Born in Ireland, Murphy was 12 when she moved to Manchester and came of age as the city’s club scene flourished in the late ’80s and early ’90s. “I went to Hacienda, obviously. It wasn’t my favorite because it was too big and didn’t sound that great,” she says. “I really like clubs that envelope you, so there were a few of those types of clubs in Manchester.” 

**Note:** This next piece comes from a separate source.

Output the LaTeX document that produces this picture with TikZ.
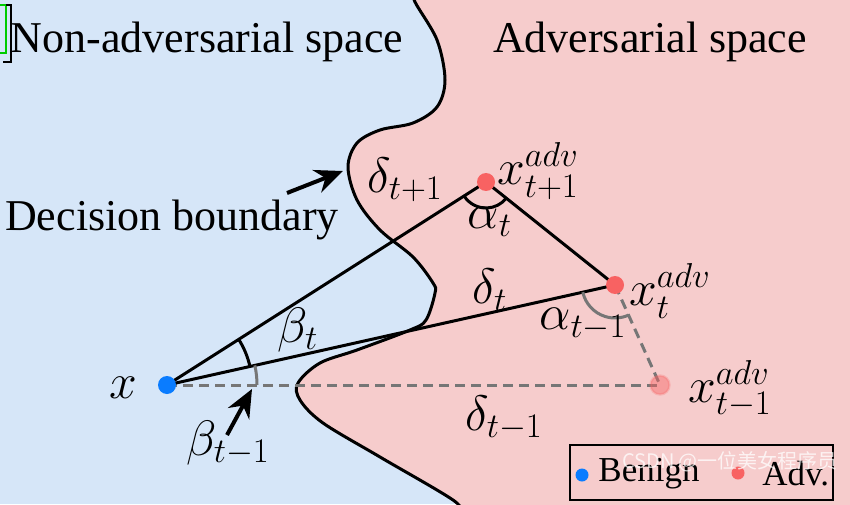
\documentclass[tikz,border=0pt]{standalone}
\usepackage{fontspec}
\setmainfont{Liberation Serif}
\newfontfamily\cjkfont{Noto Sans CJK SC}
\usetikzlibrary{arrows.meta,angles}
\definecolor{bgblue}{RGB}{214,230,248}
\definecolor{bgpink}{RGB}{246,204,204}
\definecolor{dotblue}{RGB}{10,124,255}
\definecolor{dotred}{RGB}{248,98,98}
\definecolor{dashgray}{RGB}{118,118,118}
\begin{document}
\begin{tikzpicture}[x=0.5pt,y=0.5pt,
  bigtext/.style={font=\fontsize{22}{26}\selectfont, inner sep=0pt},
  mathlbl/.style={font=\fontsize{23.5}{27}\selectfont, inner sep=0pt},
  legtext/.style={font=\fontsize{17.5}{20}\selectfont, inner sep=0pt, anchor=west},
  solidline/.style={line width=1.5pt, black},
  dashline/.style={line width=1.5pt, dashgray, dash pattern=on 5pt off 3pt},
  pointer/.style={line width=2pt, -{Stealth[length=14pt,width=12pt]}},
  dotb/.style={circle, fill=dotblue, minimum size=9pt, inner sep=0pt},
  dotr/.style={circle, fill=dotred, minimum size=9pt, inner sep=0pt},
  dotf/.style={circle, fill=dotred, fill opacity=0.45, draw=dotred, draw opacity=0.25, line width=1.2pt, minimum size=9.5pt, inner sep=0pt},
  ldot/.style={circle, minimum size=6.5pt, inner sep=0pt}
]
\useasboundingbox (0,0) rectangle (850,504);
\clip (0,0) rectangle (850,504);
\fill[bgblue] (0,0) rectangle (850,504);
\def\bnd{(413,514) (415,502) (437,464) (445,424) (437,397) (413,381) (380,374) (357,361) (348,337) (357,304) (380,274) (413,247) (433,221) (435,211) (426,184) (410,174) (357,154) (320,141) (298,121) (300,104) (323,81) (380,47) (453,4) (462,-10)}
\fill[bgpink] plot[smooth,tension=0.55] coordinates {\bnd} -- (860,-10) -- (860,514) -- cycle;
\draw[line width=1.5pt] plot[smooth,tension=0.55] coordinates {\bnd};

% top-left artifact
\draw[green!80!black, line width=1.2pt] (-5,499) -- (6,499) -- (6,451) -- (-5,451);
\draw[black, line width=0.8pt] (6,499) -- (11,499) -- (11,442) -- (3,442);

% titles
\node[bigtext] (nonadv) at (207,462) {Non-adversarial space};
\node[bigtext] (adv) at (650,462) {Adversarial space};
\node[bigtext] (db) at (172,284) {Decision boundary};

% points
\coordinate (x) at (167,119);
\coordinate (xt1) at (486,322);
\coordinate (xt) at (615,219);
\coordinate (xm1) at (660,119);

% connectors
\draw[dashline] (x) -- (xm1);
\draw[dashline] (xt) -- (xm1);
\draw[solidline] (x) -- (xt1);
\draw[solidline] (x) -- (xt);
\draw[solidline] (xt1) -- (xt);

% angles
\pic[draw=black, line width=1.5pt, angle radius=42.5pt] {angle=xt--x--xt1};
\pic[draw=dashgray, line width=1.5pt, angle radius=45pt] {angle=xm1--x--xt};
\pic[draw=black, line width=1.5pt, angle radius=13pt] {angle=x--xt1--xt};
\pic[draw=dashgray, line width=1.5pt, angle radius=16.5pt] {angle=x--xt--xm1};

% dots
\node[dotb] (px) at (x) {};
\node[dotr] (pxt1) at (xt1) {};
\node[dotr] (pxt) at (xt) {};
\node[dotf] (pxm1) at (xm1) {};

% labels
\node[mathlbl] (lx) at (123,116) {$x$};
\node[mathlbl] (lxt1) at (538,333) {$x_{t+1}^{adv}$};
\node[mathlbl] (lxt) at (670,213) {$x_{t}^{adv}$};
\node[mathlbl] (lxm1) at (730,115) {$x_{t-1}^{adv}$};
\node[mathlbl] (ldt1) at (405,324) {$\delta_{t+1}$};
\node[mathlbl] (lat) at (490,282) {$\alpha_{t}$};
\node[mathlbl] (ldt) at (490,214) {$\delta_{t}$};
\node[mathlbl] (lbt) at (298,174) {$\beta_{t}$};
\node[mathlbl] (lam1) at (583,180) {$\alpha_{t-1}$};
\node[mathlbl] (ldm1) at (504,86) {$\delta_{t-1}$};
\node[mathlbl] (lbm1) at (228,61) {$\beta_{t-1}$};

% pointer arrows
\coordinate (a1s) at (287,311);
\coordinate (a1e) at (343,333);
\draw[pointer] (a1s) -- (a1e);
\coordinate (a2s) at (227,69);
\coordinate (a2e) at (252,115);
\draw[pointer] (a2s) -- (a2e);

% legend
\node[draw=black, line width=1pt, minimum width=131.5pt, minimum height=27.5pt, inner sep=0pt] (legend) at (701.5,31.5) {};
\node[ldot, fill=dotblue] (lgb) at (582,29) {};
\node[legtext] (lgbt) at (598,30) {Benign};
\node[ldot, fill=dotred] (lgr) at (738,31) {};
\node[legtext] (lgrt) at (762,30) {Adv.};

% watermark
\node[font=\cjkfont\fontsize{10}{12}\selectfont, text=white, text opacity=0.75, inner sep=0pt] (wm) at (730,42) {CSDN @一位美女程序员};
\end{tikzpicture}
\end{document}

At 18, she moved to Sheffield. “The whole thing had an ecosystem, whereby everybody was doing something in Sheffield,” she recalls. She would see the same DJs play multiple times a week. “It wasn’t like you had a checklist of a gazillion DJs to say I had seen,” she says. “You got to see your guys and your scene and they had enough education and understanding and breadth of knowledge of music to last three lifetimes just listening to them.” In Sheffield, she and producer Mark Brydon formed Moloko. 

Shortly after the release of Moloko’s debut album, Murphy headed to New York and explored the city’s club scene. She immersed herself on the dance floor of parties like Body & Soul. “It blew my mind,” she says. Murphy recalls watching the eclectic mix of dance styles on the floor and trying to follow the movies – “Badly, in my case,” she adds – while coming to understand the music and its origins. 

She also met Francois Kevorkian, the longtime DJ and producer/remixer who co-founded Body & Soul. “He called everything disco. He would talk about house records. It’s a disco record. It would be some sort of dub techno disco record,” she says. “So, I realized that everything was disco when I was there.”

In the years that followed, Murphy herself would become a disco queen. Moloko released four albums between the mid-1990s and early- 2000s. Notably, their hit “Sing It Back” remains a dance floor favorite. As a solo artist, Murphy kept fans hooked with songs that compel you to dance and sing and release every bit of tension held inside of you. 

Fast forward to spring of 2020. Most of the world was shut down due to the COVID-19 pandemic and it was now obvious that the future of nightclubs was in a precarious state. Online, though, Murphy brought us disco from her home with a six-song collection of performance videos. She appeared in shimmering costumes, bouncing around in front of a sofa and chair as a collection of video footage surrounded, and sometimes seemed to engulf, her. These were based on the live show she had put together for dance clubs. 

In late September, she released another isolation performance video, this time from Ibiza, where she sang “Something More” while roaming the grounds of a villa, giving a bit of daydream fodder to those still mostly stuck at home. 

Róisín Machine is more than the album. It’s also all the associated remixes and alternate versions of this body of songs. “The attitude to the album was almost like this was a proper album somewhere else and we dubbed it, or we augmented it, changed it,” Murphy explains, “and all this music that we’re into comes out of this idea of dubbing and extending and changing and the record never being finished.”

It became music made for a time when everything is in flux. Remixes of “Incapable” and “Narcissus” were disco that moved club kids pre-pandemic. The album could certainly be disco for the home. Certain tracks, or remixes of songs, might be part of the score for virtual club nights. The videos are there for when you’re craving live shows. And when venues start reopening, there’s enough variety in the material to find something that works no matter what kind of restrictions are placed on DJ nights. Though the future of the nightlife that inspired the album is incredibly uncertain, Róisín Machine provides all-purpose disco for whatever comes next.